Was sich aber für den Taucher nach wie vor erkennbar negativ bemerkbar macht, sind die Folgen touristischer Aktivitäten auf dem Meer. Motorboote würden für Verschmutzungen sorgen, und auch eine Umstellung auf elektrogetriebene Boote wäre keine hundertprozentige Lösung, denn die Verschmutzungen würden häufig von den Schmierstoffen der Schiffsschrauben herrühren.

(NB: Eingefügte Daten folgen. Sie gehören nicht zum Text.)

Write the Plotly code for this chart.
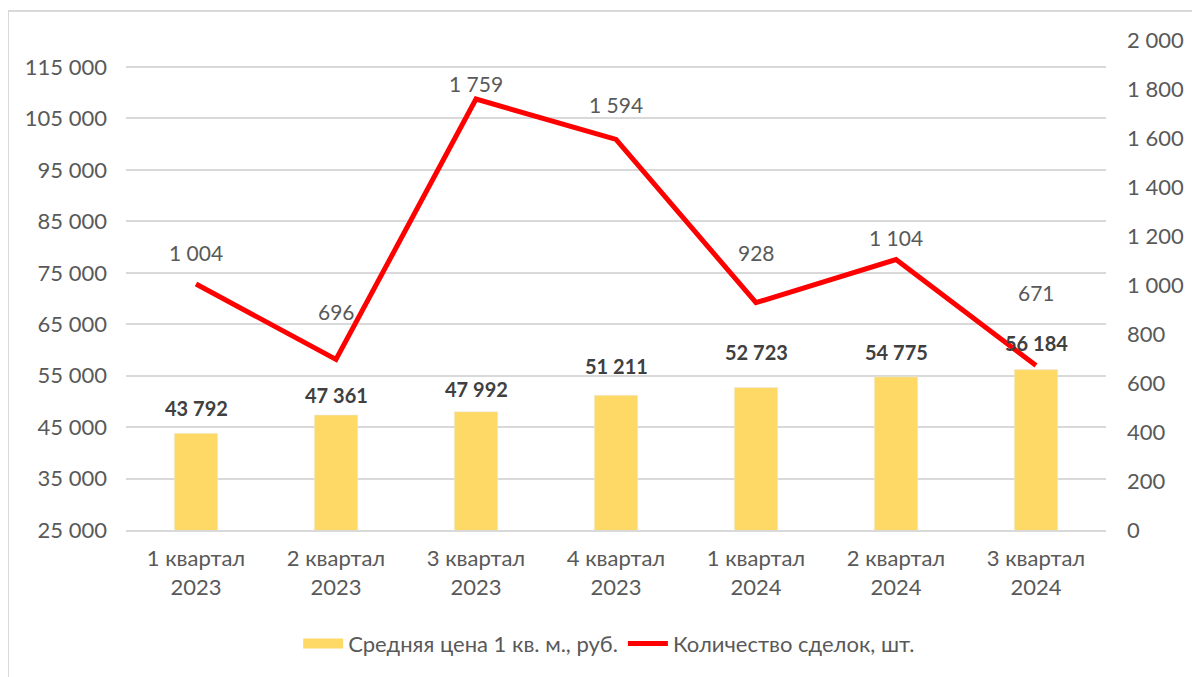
import plotly.graph_objects as go

# Data
quarters = ["1 квартал<br>2023", "2 квартал<br>2023", "3 квартал<br>2023", "4 квартал<br>2023",
            "1 квартал<br>2024", "2 квартал<br>2024", "3 квартал<br>2024"]
avg_price = [43792, 47361, 47992, 51211, 52723, 54775, 56184]
deals = [1004, 696, 1759, 1594, 928, 1104, 671]

price_name = "Средняя цена 1 кв. м., руб."
deals_name = "Количество сделок, шт."

# label offsets (px), as placed in the original
bar_label_shift = [25, 20, 23, 29, 35, 25, 27]
line_label_shift = [32, 48, 16, 35, 50, 22, 73]

FONT = "Lato, Noto Sans, sans-serif"
GREY = "#595959"
YELLOW = "#FFD966"


def fmt(v):
    return f"{v:,}".replace(",", " ")


fig = go.Figure()
fig.add_trace(go.Bar(x=quarters, y=avg_price, name=price_name, marker_color=YELLOW,
                     width=0.31, yaxis="y", showlegend=False))
# legend swatch for the bars (Excel draws a wide rectangle)
fig.add_trace(go.Scatter(x=[None], y=[None], name=price_name, mode="lines",
                         line=dict(color=YELLOW, width=12), yaxis="y"))
fig.add_trace(go.Scatter(x=quarters, y=deals, name=deals_name, mode="lines",
                         line=dict(color="#FF0000", width=5), yaxis="y2"))

annotations = []
for q, v, s in zip(quarters, avg_price, bar_label_shift):
    annotations.append(dict(x=q, y=v, xref="x", yref="y", text=fmt(v), showarrow=False,
                            yshift=s, font=dict(family=FONT, size=20, color="#404040", weight="bold")))
for q, v, s in zip(quarters, deals, line_label_shift):
    annotations.append(dict(x=q, y=v, xref="x", yref="y2", text=fmt(v), showarrow=False,
                            yshift=s, font=dict(family=FONT, size=21, color=GREY)))

# page body has an 8px margin, so the figure is offset by 8px
fig.update_layout(
    width=1192, height=669,
    margin=dict(l=118, r=94, t=32, b=147),
    paper_bgcolor="white", plot_bgcolor="white",
    font=dict(family=FONT, size=21, color=GREY),
    separators=", ",
    xaxis=dict(showgrid=False, showline=True, linecolor="#D9D9D9", linewidth=2,
               ticks="", ticklabelstandoff=8, automargin=False,
               tickfont=dict(size=22, color=GREY)),
    yaxis=dict(range=[25000, 120260], tick0=25000, dtick=10000, tickformat=",d",
               showgrid=True, gridcolor="#D9D9D9", gridwidth=2, zeroline=False,
               ticks="", ticklabelstandoff=18, automargin=False,
               tickfont=dict(size=22, color=GREY)),
    yaxis2=dict(range=[0, 2000], dtick=200, tickformat=",d", overlaying="y", side="right",
                showgrid=False, zeroline=False, ticks="", ticklabelstandoff=20, automargin=False,
                tickfont=dict(size=22, color=GREY)),
    legend=dict(orientation="h", x=0.493, xanchor="center", y=-0.232, yanchor="middle",
                font=dict(size=22, color=GREY), itemwidth=40, traceorder="normal"),
    annotations=annotations,
    shapes=[dict(type="rect", xref="paper", yref="paper", x0=-0.1204, x1=1.3, y0=-0.5, y1=1.0592,
                 line=dict(color="#D9D9D9", width=2), layer="below")],
)

fig.write_html("out.html")
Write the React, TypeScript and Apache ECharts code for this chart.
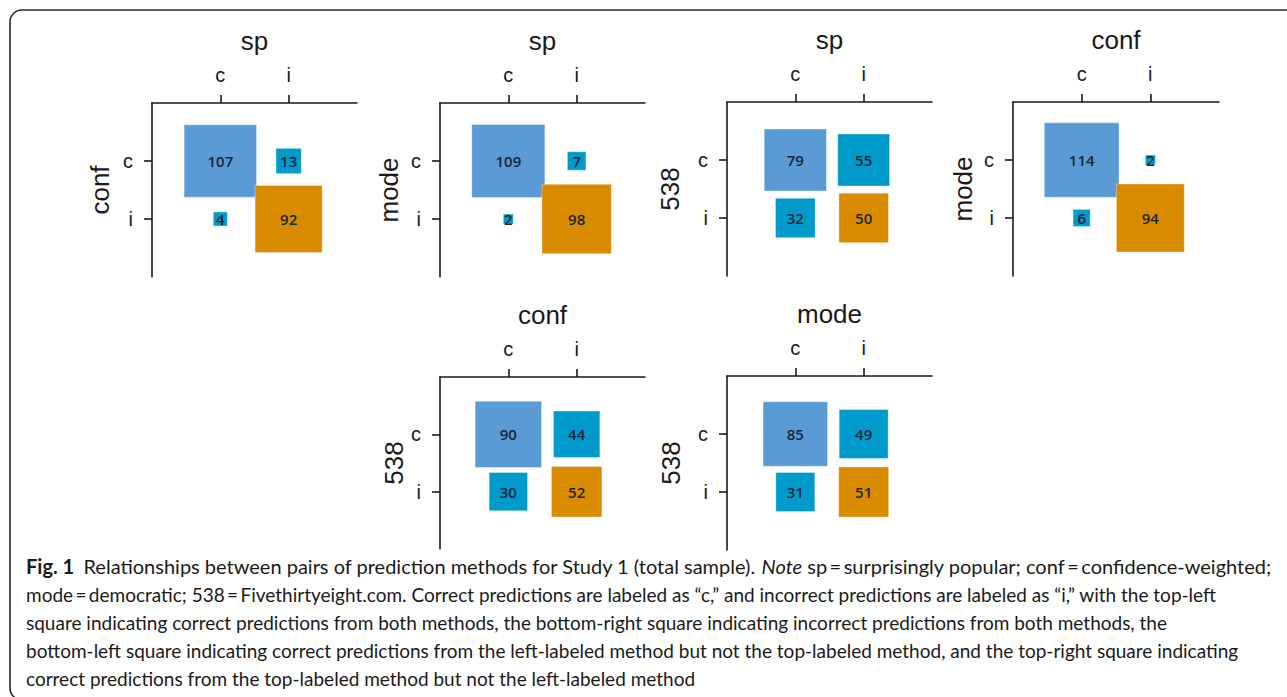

Insgesamt meint Vernan aber, dass einiges in Bewegung gekommen ist, und beobachtet eine interessante Entwicklung: „Ich denke, dass Politiker im allgemeinen immer umweltbewusster werden und anfangen, Dinge zu tun, Maßnahmen zu ergreifen. Aber es gibt noch viel zu tun, vor allem, was das Bewusstsein der Menschen betrifft, mehr noch als das der Politiker.“
Da ist einmal Müllsammeln am Strand am World Cleanup Day zwar eine schöne Sache, es ändert aber noch nicht allzu viel im allgemeinen Bewusstsein.
Die Schließung der „Aula del Mar“ in Malaga in diesem Jahr war da auch kein besonders hilfreiches Signal. Der „Sea Classroom“ („Klassenzimmer des Meeres“) war vor 1989 gegründet worden, als Initiative, um die Bevölkerung für die Meeresumwelt zu sensibilisieren. Vom Einbruch während der Pandemie hat sich die „Aula del Mar“ trotz einer Zwischenfinanzierung nicht erholt, und die Regionalverwaltung konnte sich nicht auf eine weitere Finanzierung verständigen. Die Stiftung FAMM will aber mit Aufklärung und anderen Aktivitäten weitermachen.
Und die Tauchergruppe mit Vernan wird weiter dabei sein. „Ich liebe die See, ich liebe, zu schwimmen, zu tauchen. Man fühlt sich wie ein Astronaut in einer anderen Welt“, schwärmt er. Und für den Erhalt der Schönheit und Vielfalt dieser „anderen Welt“ unter Wasser will er sich weiter einsetzen.